- 125 grams sourdough starter (fed or unfed)
- 250 grams room temperature or cold water
- 325 grams flour, plus more for kneading
- 8 grams salt
- Combine the starter, water, flour, and salt in a deep bowl. Stir with a wooden spoon until mixed. It'll be scraggly looking, don't worry.
- Dust a counter with flour, and scrape the dough out onto it. Dust a bit more flour on top. Knead until it forms a smooth dough, 8 to 10 minutes, dusting lightly with more flour as needed.
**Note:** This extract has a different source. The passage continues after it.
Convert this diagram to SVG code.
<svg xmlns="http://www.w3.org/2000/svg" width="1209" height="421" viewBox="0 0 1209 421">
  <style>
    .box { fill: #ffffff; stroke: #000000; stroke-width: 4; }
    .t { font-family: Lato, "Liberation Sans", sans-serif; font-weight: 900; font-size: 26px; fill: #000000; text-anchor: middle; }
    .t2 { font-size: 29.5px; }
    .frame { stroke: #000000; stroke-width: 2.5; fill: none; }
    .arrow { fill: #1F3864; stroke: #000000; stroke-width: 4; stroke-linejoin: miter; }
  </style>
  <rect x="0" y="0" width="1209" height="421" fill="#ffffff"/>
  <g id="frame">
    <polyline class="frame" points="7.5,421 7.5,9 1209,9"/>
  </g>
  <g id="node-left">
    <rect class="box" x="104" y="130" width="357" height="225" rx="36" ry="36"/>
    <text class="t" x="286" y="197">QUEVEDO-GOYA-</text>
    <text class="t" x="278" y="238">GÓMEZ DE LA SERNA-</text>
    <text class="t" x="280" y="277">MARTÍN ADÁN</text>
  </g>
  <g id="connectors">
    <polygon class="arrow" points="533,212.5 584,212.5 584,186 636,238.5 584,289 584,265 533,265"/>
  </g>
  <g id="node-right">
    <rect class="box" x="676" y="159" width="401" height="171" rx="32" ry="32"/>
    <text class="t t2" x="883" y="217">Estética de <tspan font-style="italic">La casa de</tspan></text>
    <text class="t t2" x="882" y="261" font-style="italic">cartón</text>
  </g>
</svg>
- Shape the dough into a round, and add to a floured proofing basket, if you have one. Alternately, you can line a deep bowl with a clean, non-terry dish towel. Generously flour the towel, and place the round of dough in it.
- Cover the proofing basket with a piece of plastic film. Let rest in a cool spot overnight, or 6 to 8 hours.
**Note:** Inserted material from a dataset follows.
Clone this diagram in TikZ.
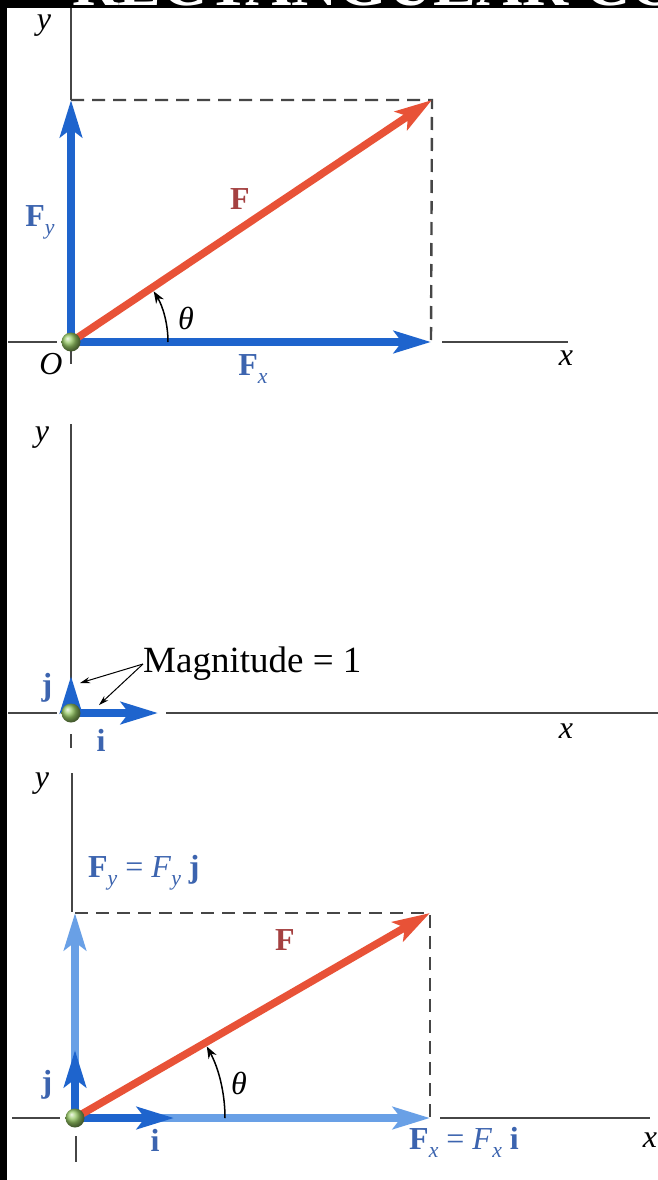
\documentclass[tikz,border=0pt]{standalone}
\usepackage{fontspec}
\usepackage{graphicx}
\setmainfont{Liberation Serif}
\usetikzlibrary{arrows.meta}
\newcommand{\lsub}[1]{\raisebox{-0.25em}{\scalebox{0.68}{\textit{#1}}}}
\definecolor{fblue}{RGB}{30,100,205}
\definecolor{lblue}{RGB}{105,160,230}
\definecolor{fred}{RGB}{232,82,55}
\definecolor{labred}{RGB}{165,65,65}
\definecolor{labblue}{RGB}{60,100,175}
\definecolor{ballg}{RGB}{150,200,100}
\definecolor{axisgray}{RGB}{70,70,70}
\begin{document}
\begin{tikzpicture}[x=1pt,y=-1pt,
  vec/.style={line width=7.5pt,-{Stealth[length=37pt,width=22pt,inset=8pt]}},
  axisline/.style={line width=2pt,axisgray},
  dashline/.style={line width=2.4pt,axisgray,dash pattern=on 13pt off 8pt},
  pointer/.style={line width=1pt,black,-{Stealth[length=10pt,width=6pt]}},
  anglearc/.style={line width=1.5pt,black,-{Stealth[length=12pt,width=9pt]}},
  lab/.style={inner sep=0pt,font=\fontsize{32}{34}\selectfont},
  ball/.style={ball color=ballg}]
\clip (0,0) rectangle (658,1180);
\fill[white] (0,0) rectangle (658,1180);
\fill[black] (0,0) rectangle (658,8);
\fill[black] (0,0) rectangle (7,1180);
\node[anchor=base west,white,inner sep=0pt,font=\fontsize{64}{66}\selectfont\bfseries] (title) at (72,6) {RECTANGULAR CO};

% ---------- panel 1 ----------
\coordinate (O1) at (71,342);
\coordinate (y1top) at (71,8);
\coordinate (P1y) at (71,100);
\coordinate (P1x) at (431,342);
\coordinate (P1c) at (432,100);
\coordinate (x1a) at (8,342);
\coordinate (x1b) at (57,342);
\coordinate (x1c) at (442,342);
\coordinate (x1d) at (568,342);
\coordinate (t1a) at (71,350);
\coordinate (t1b) at (71,364);
\draw[axisline] (y1top) -- (P1y);
\draw[axisline] (x1a) -- (x1b);
\draw[axisline] (x1c) -- (x1d);
\draw[axisline] (t1a) -- (t1b);
\draw[dashline] (P1y) -- (P1c) -- (P1x);
\draw[vec,fblue] (O1) -- (P1x);
\draw[vec,fblue] (O1) -- (P1y);
\draw[vec,fred] (O1) -- (P1c);
\draw[anglearc] ([xshift=97pt]O1) arc (0:-31.5:97);
\shade[ball] (O1) circle (9.5);
\node[lab] (ly1) at (44,26) {\textit{y}};
\node[lab] (lx1) at (566,358) {\textit{x}};
\node[lab] (lO) at (51,364) {\textit{O}};
\node[lab,text=labblue] (lFy1) at (40,222) {\textbf{F}\lsub{y}};
\node[lab,text=labred] (lF1) at (240,199) {\textbf{F}};
\node[lab] (lth1) at (186,318) {\textit{θ}};
\node[lab,text=labblue] (lFx1) at (253,369) {\textbf{F}\lsub{x}};

% ---------- panel 2 ----------
\coordinate (O2) at (71,713);
\coordinate (y2top) at (71,424);
\coordinate (P2j) at (71,676);
\coordinate (P2i) at (158,713);
\coordinate (x2a) at (8,713);
\coordinate (x2b) at (57,713);
\coordinate (x2c) at (166,713);
\coordinate (x2d) at (658,713);
\coordinate (t2a) at (71,734);
\coordinate (t2b) at (71,748);
\draw[axisline] (y2top) -- (O2);
\draw[axisline] (x2a) -- (x2b);
\draw[axisline] (x2c) -- (x2d);
\draw[axisline] (t2a) -- (t2b);
\draw[vec,fblue] (O2) -- (P2j);
\draw[vec,fblue] (O2) -- (P2i);
\shade[ball] (O2) circle (9.5);
\node[lab] (ly2) at (42,438) {\textit{y}};
\node[lab] (lx2) at (566,731) {\textit{x}};
\node[lab,text=labblue] (lj2) at (47,688) {\textbf{j}};
\node[lab,text=labblue] (li2) at (101,740) {\textbf{i}};
\node[anchor=west,inner sep=0pt,font=\fontsize{37}{39}\selectfont] (mag) at (143,664) {Magnitude = 1};
\coordinate (jpt) at (80,683);
\coordinate (ipt) at (99,705);
\draw[pointer] (mag.west) -- (jpt);
\draw[pointer] (mag.west) -- (ipt);

% ---------- panel 3 ----------
\coordinate (O3) at (75,1118);
\coordinate (y3top) at (72,773);
\coordinate (y3bot) at (72,912);
\coordinate (P3y) at (75,913);
\coordinate (P3x) at (430,1118);
\coordinate (P3c) at (430,913);
\coordinate (P3j) at (75,1050);
\coordinate (P3i) at (174,1118);
\coordinate (x3a) at (12,1118);
\coordinate (x3b) at (60,1118);
\coordinate (x3c) at (440,1118);
\coordinate (x3d) at (650,1118);
\coordinate (t3a) at (76,1136);
\coordinate (t3b) at (76,1162);
\draw[axisline] (y3top) -- (y3bot);
\draw[axisline] (x3a) -- (x3b);
\draw[axisline] (x3c) -- (x3d);
\draw[axisline] (t3a) -- (t3b);
\draw[dashline] (P3y) -- (P3c) -- (P3x);
\draw[vec,lblue] (O3) -- (P3x);
\draw[vec,lblue] (O3) -- (P3y);
\draw[vec,fblue] (O3) -- (P3j);
\draw[vec,fblue] (O3) -- (P3i);
\draw[vec,fred] (O3) -- (P3c);
\draw[anglearc] ([xshift=150pt]O3) arc (0:-28.5:150);
\shade[ball] (O3) circle (9.5);
\node[lab] (ly3) at (42,784) {\textit{y}};
\node[lab] (lx3) at (650,1140) {\textit{x}};
\node[lab,text=labblue,anchor=west] (lFy3) at (88,873) {\textbf{F}\lsub{y} = \textit{F}\lsub{y} \textbf{j}};
\node[lab,text=labred] (lF3) at (285,940) {\textbf{F}};
\node[lab] (lth3) at (239,1083) {\textit{θ}};
\node[lab,text=labblue] (lj3) at (47,1085) {\textbf{j}};
\node[lab,text=labblue] (li3) at (155,1140) {\textbf{i}};
\node[lab,text=labblue,anchor=west] (lFx3) at (409,1142) {\textbf{F}\lsub{x} = \textit{F}\lsub{x} \textbf{i}};
\end{tikzpicture}
\end{document}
- The next morning, add a stone bread baker, or ceramic dutch oven to the center rack of your oven. Preheat the oven to 500ºF (260ºC).
- Remove the stone pot from the oven, and gently, but swiftly, turn the dough out of the basket and into the pot. Make slashes, as desired with a sharp paring knife or razor. Cover and bake 30 minutes. Remove cover, and let bread bake 10 to 15 minutes more until the crust reaches your desired level of doneness. Best to start checking at 10 minutes if you prefer them less well-done.